As stated above, we have altered our method of quantifying leakage throughout the manuscript in response to multiple reviewers’ suggestions. This quantification method has been widely used in mice (Nitta et al., 2003; Bell et al., 2010; Daneman et al., 2010; Andreone et al., 2017; Chow et al., 2017). With this method of normalized brain parenchyma tracer intensity, we have now quantified leakage in mfsd2aa and mfsd2ab mutants both in the midbrain and hindbrain at 5 dpf to address potential regional differences, or lack thereof. This data is now included in Figure 5. When we examined DBP-EGFP tracer permeability in mfsd2aa mutant and wild-type fish at 3 dpf, we did not observe an increase in BBB permeability in mfsd2aa mutants compared to the already elevated levels in wild-type fish (data not shown), as expected from the lack of mfsd2aa expression at this time (Figure 4).

Reviewer #3:

[…] There are some minor experimental additions that could be performed to strengthen the study's conclusions and impact.

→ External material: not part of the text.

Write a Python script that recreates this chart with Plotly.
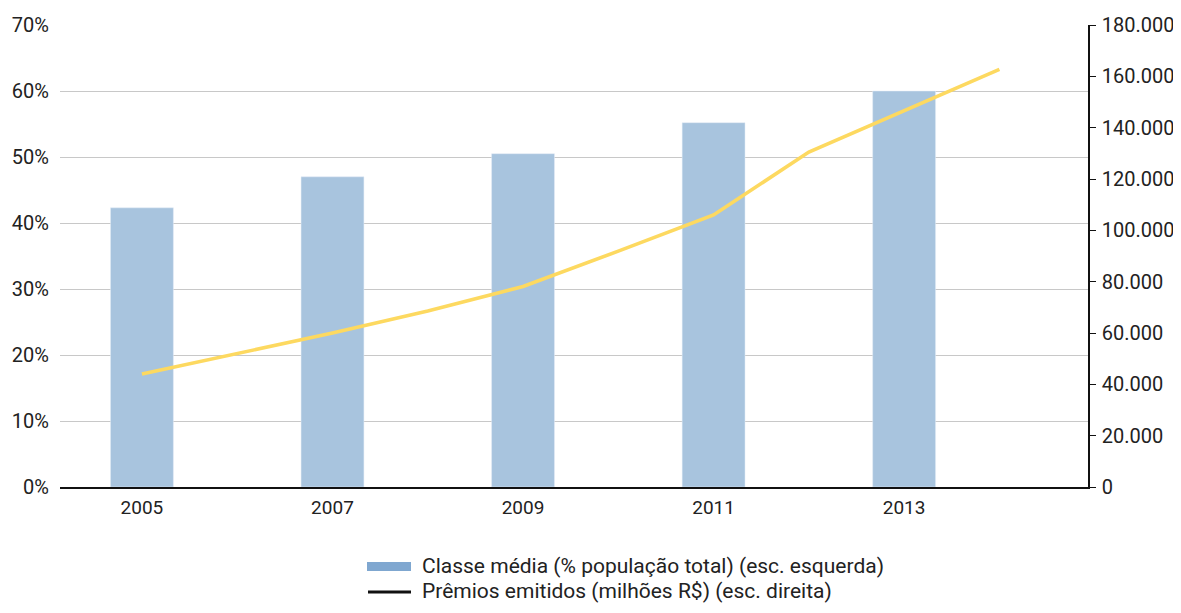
import plotly.graph_objects as go

# dados
anos_barras = [2005, 2007, 2009, 2011, 2013]
classe_media = [42.3, 47.0, 50.5, 55.2, 60.0]

anos_linha = [2005, 2006, 2007, 2008, 2009, 2010, 2011, 2012, 2013, 2014]
premios = [44000, 52000, 60000, 68600, 78100, 91900, 106000, 130500, 146500, 162700]

nome_barras = "Classe média (% população total) (esc. esquerda)"
nome_linha = "Prêmios emitidos (milhões R$) (esc. direita)"

cor_barra = "#a8c4de"
cor_linha = "#fdd960"
fonte = "Roboto"

# a página tem 8px de margem no body, por isso a figura é 16px menor
L, T, W, H = 52, 17, 1165, 597
plot_w = 1028
plot_h = 462

fig = go.Figure()

fig.add_trace(go.Bar(x=anos_barras, y=classe_media, name=nome_barras,
                     marker_color=cor_barra, width=0.66, showlegend=False))
fig.add_trace(go.Scatter(x=anos_linha, y=premios, name=nome_linha, yaxis="y2",
                         mode="lines", line=dict(color=cor_linha, width=3.6),
                         showlegend=False))

fig.update_layout(
    width=W, height=H,
    margin=dict(l=L, r=W - L - plot_w, t=T, b=H - T - plot_h),
    plot_bgcolor="white", paper_bgcolor="white",
    separators=",.",
    font=dict(family=fonte, size=20, color="#222222"),
    xaxis=dict(range=[2004.14, 2014.93], tickvals=anos_barras, automargin=False,
               showgrid=False, showline=True, linecolor="#111111", linewidth=1.5,
               ticks="", ticklabelstandoff=2,
               tickfont=dict(size=19)),
    yaxis=dict(range=[0, 70], dtick=10, ticksuffix="%", showgrid=True,
               automargin=False,
               gridcolor="#c8c8c8", gridwidth=1, zeroline=False,
               showline=False, ticklabelstandoff=10),
    yaxis2=dict(range=[0, 180000], dtick=20000, tickformat=",d", overlaying="y",
                side="right", showgrid=False, zeroline=False, showline=True,
                automargin=False,
                linecolor="#111111", linewidth=1.5, ticks="outside", ticklen=6,
                tickcolor="#111111", ticklabelstandoff=2),
)

# legenda desenhada à mão (símbolos como no original), posições em px da imagem
def px_x(x):
    return (x - 8 - L) / plot_w

def px_y(y):
    return (T + plot_h - (y - 8)) / plot_h

fig.add_shape(type="rect", xref="paper", yref="paper",
              x0=px_x(367), x1=px_x(411), y0=px_y(571), y1=px_y(562),
              fillcolor="#7fa7d0", line_width=0)
fig.add_shape(type="line", xref="paper", yref="paper",
              x0=px_x(368), x1=px_x(411), y0=px_y(592), y1=px_y(592),
              line=dict(color="#111111", width=3))
fig.add_annotation(text=nome_barras, xref="paper", yref="paper",
                   x=px_x(420), y=px_y(566),
                   xanchor="left", yanchor="middle", showarrow=False,
                   font=dict(size=21))
fig.add_annotation(text=nome_linha, xref="paper", yref="paper",
                   x=px_x(420), y=px_y(591),
                   xanchor="left", yanchor="middle", showarrow=False,
                   font=dict(size=21))

fig.write_html("out.html")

1) Given that antibodies to mark tight junctions exist that work in zebrafish, it would be useful to add this analysis to the time course of BBB formation.

We thank the reviewer for her kind remarks. We feel that this information is already available in the Jeong et al., 2008 and the Xie et al., 2010 papers, and therefore do not believe it needs to be repeated. However, we have further highlighted this fact in the Results section.

2) Given the controversy surrounding the timing of BBB closure in zebrafish, it is important to extend the time course to 10 days to be consistent with the Fleming et al. study. Additionally, the hindbrain at 3 days shows ~2 cells/embryo taking up tracer whereas the authors consider the midbrain BBB closed at 5-6 days with ~8 cells/larva taking up tracer. Thus, it is important to test if the number of cells taking up tracer further reduces with time.

We have now repeated the leakage assays at 10 dpf and included that data in Figure 1. Additionally, we have altered our metric of quantifying leakage to be less restricted to the number of parenchymal cells and are measuring tracer intensity in the brain parenchyma instead. This new quantification has been applied to the 10 dpf data.

3) The standard in the field is to rescue a new mutant with wild-type gene product to control for off-target CRISPR/Cas9 effects. Similarly, qPCR for mfsd2aa and mfsd2ab are important controls for the new mutants, especially since phenotypes were not observed in mfsd2ab mutants.

Given the late phenotype (5 dpf) we do not believe that the use of RNA to rescue the mfsd2aa leakage will work. While we have not rescued the phenotype, we have generated multiple F0 crispants for both mfsd2aa and mfsd2ab using new guides to target each gene, and observed similar leakage phenotypes in mfsd2aacrispants and did not observe any leakage phenotypes in mfsd2abcrispants, suggesting that the observed phenotypes are in fact due to the loss of the target gene (Figure 5—figure supplement 2). Both stable mutant lines have also been backcrossed to wild-type fish for at least 5 generations, and the leakage phenotype in mfsd2aa mutants still persists. We have now performed the requested qPCR for mfsd2aa and mfsd2ab in both mutant backgrounds to ensure reduced transcript levels (Figure 4—figure supplement 1).

4) Not performing in vivo imaging of the mfsd2aa mutants seems like a missed opportunity. Such investigation could also reveal if both types of leakage observed in the time course are affected in mfsd2aa mutants. The analysis presented in Figure 2E would also be helpful to show for the mutants.

We completely agree with the reviewer that these are critical experiments, and have now performed time lapse leakage assays in mfsd2aa mutant and heterozygous siblings, revealing the dynamics of increased transcytosis in the BBB (Figure 6).